This guide breaks down the security and privacy implications of platform monopoly litigation, using Sony’s case as a lens to examine digital storefronts, third-party APIs, consumer rights, and regulatory risk. Along the way, we’ll look at where platform governance succeeds, where it fails, and how security teams can prepare for a world where antitrust scrutiny drives technical change as much as legal remedy.
1) Why antitrust cases matter to security teams, not just lawyers
Antitrust pressure often triggers architecture change
Most security teams hear “antitrust” and think of pricing, market share, and litigation strategy. That’s only half the story. When a platform is accused of locking users into a closed ecosystem, regulators often look for remedies that force interoperability, billing transparency, alternative payment routes, or more portable user data. Each of those remedies can alter identity flows, token scopes, webhook behavior, and trust boundaries. In other words, a legal case can become a systems redesign project.

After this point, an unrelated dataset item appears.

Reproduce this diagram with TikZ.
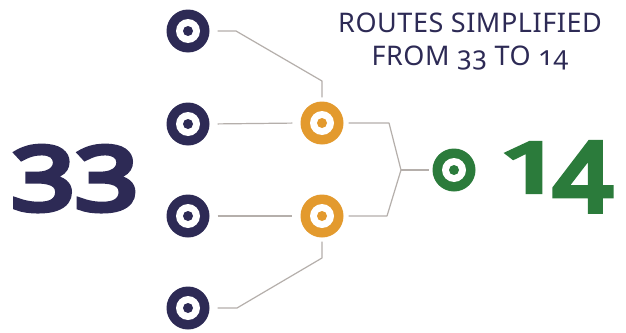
\documentclass[tikz,border=0pt]{standalone}
\usepackage{fontspec}
\setmainfont{Noto Sans}[Numbers=OldStyle]
\newfontfamily\bignum{Noto Sans}[Numbers=Lining, FakeBold=6]
\newfontfamily\titlefont{Noto Sans}[Numbers=OldStyle, LetterSpace=2]
\definecolor{navy}{HTML}{2D2A55}
\definecolor{orng}{HTML}{E39A2E}
\definecolor{grn}{HTML}{2B7B3B}
\definecolor{linegray}{HTML}{B5AFAB}
\begin{document}
\begin{tikzpicture}[x=1pt,y=-1pt,
  ring/.style={circle, fill=#1, minimum size=43pt, inner sep=0pt,
    path picture={\fill[white] (path picture bounding box.center) circle (12pt);
                  \fill[#1] (path picture bounding box.center) circle (5pt);}},
  conn/.style={draw=linegray, line width=1.2pt, line join=round},
  bigtxt/.style={font=\bignum\fontsize{88}{88}\selectfont, transform shape, inner sep=0pt},
  title/.style={anchor=base, text=navy, font=\titlefont\fontsize{27}{27}\selectfont, inner sep=0pt}]
\useasboundingbox[fill=white] (0,0) rectangle (626,332);
\node[ring=navy] (p1) at (188,31) {};
\node[ring=navy] (p2) at (188,124) {};
\node[ring=navy] (p3) at (188,216) {};
\node[ring=navy] (p4) at (188,308) {};
\node[ring=orng] (o1) at (322,123) {};
\node[ring=orng] (o2) at (322,216) {};
\node[ring=grn] (g) at (454,170) {};
\coordinate (j) at (401,170);
% connectors
\draw[conn, shorten <=8pt, shorten >=4pt] (p1.east) -- (236,31) -- (322,81) -- (o1.north);
\draw[conn, shorten <=8pt, shorten >=8pt] (p2.east) -- (o1.west);
\draw[conn, shorten <=8pt, shorten >=8pt] (p3.east) -- (o2.west);
\draw[conn, shorten <=8pt, shorten >=4pt] (p4.east) -- (237,308) -- (322,258) -- (o2.south);
\draw[conn, shorten <=5pt] (o1.east) -- (389,123) -- (j);
\draw[conn, shorten <=5pt] (o2.east) -- (387,216) -- (j);
\draw[conn, shorten >=3pt] (j) -- (g.west);
% texts
\node[bigtxt, text=navy, anchor=base, xscale=1.26] (n33) at (75,210) {33};
\node[bigtxt, text=grn, anchor=base west, xscale=1.3, yscale=0.78] (n1) at (498,192) {1};
\node[bigtxt, text=grn, anchor=base west, xscale=1.18, yscale=1.08] (n4) at (553,211) {4};
\node[title] (t1) at (470,32) {ROUTES SIMPLIFIED};
\node[title] (t2) at (470,65) {FROM 33 TO 14};
\end{tikzpicture}
\end{document}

A practical example is the shift from a single walled garden storefront to a model with multiple purchasing paths. That might sound consumer-friendly, but it requires new API contracts, additional fraud controls, and tighter certificate management. Teams that have studied passkeys and account takeover prevention know that every new login or purchase path creates opportunities for abuse if authentication and session design lag behind product change. Antitrust remedies can therefore create a security backlog overnight.
Market power can hide operational fragility
A dominant platform can appear stable because users have few alternatives. But concentration can mask brittle processes, especially in billing, entitlement, and moderation workflows. If a storefront controls the only authorized path for digital goods, internal teams may tolerate slower patch cycles, overly broad API permissions, or legacy vendor dependencies because there is no competitive pressure to change. Once regulators challenge that model, hidden technical debt gets exposed.
This is where platform governance becomes a security discipline. The same way teams use secure, compliant backtesting platforms to isolate risk in financial systems, platform operators need governance models that separate commerce, identity, content delivery, and telemetry. If those layers are too tightly coupled, a compliance change in one area can create outages or data leakage in another.
Consumer rights and security are now linked
In digital markets, consumer rights are no longer just about price transparency and refunds. They also include the right to understand what data is collected, how purchases are verified, and whether a platform’s ecosystem design unduly limits user choice. Regulators increasingly view privacy and competition as connected. If a dominant storefront can collect detailed behavioral data while preventing easy export to competing services, the platform may be criticized both for unfair market behavior and for privacy overreach.
Security teams should treat this as a dual-pressure environment. One side is legal: disclosure, portability, and competition compliance. The other side is technical: access logs, consent records, API scope minimization, and secure onboarding of third parties. Teams that already work on detailed reporting and personal data can recognize the pattern: once data becomes more portable and more visible, you need stronger controls to avoid accidental exposure.
2) What the Sony PlayStation suit signals about platform economics
Digital storefronts as price-setters and gatekeepers
Sony’s alleged 30 percent commission is not unusual in platform economics. App stores, game stores, and creator marketplaces often justify commissions with distribution, trust, and ecosystem investment. The problem emerges when a single storefront becomes the default or exclusive route to market. At that point, the platform is no longer just facilitating commerce; it is shaping the terms of participation for developers and consumers alike.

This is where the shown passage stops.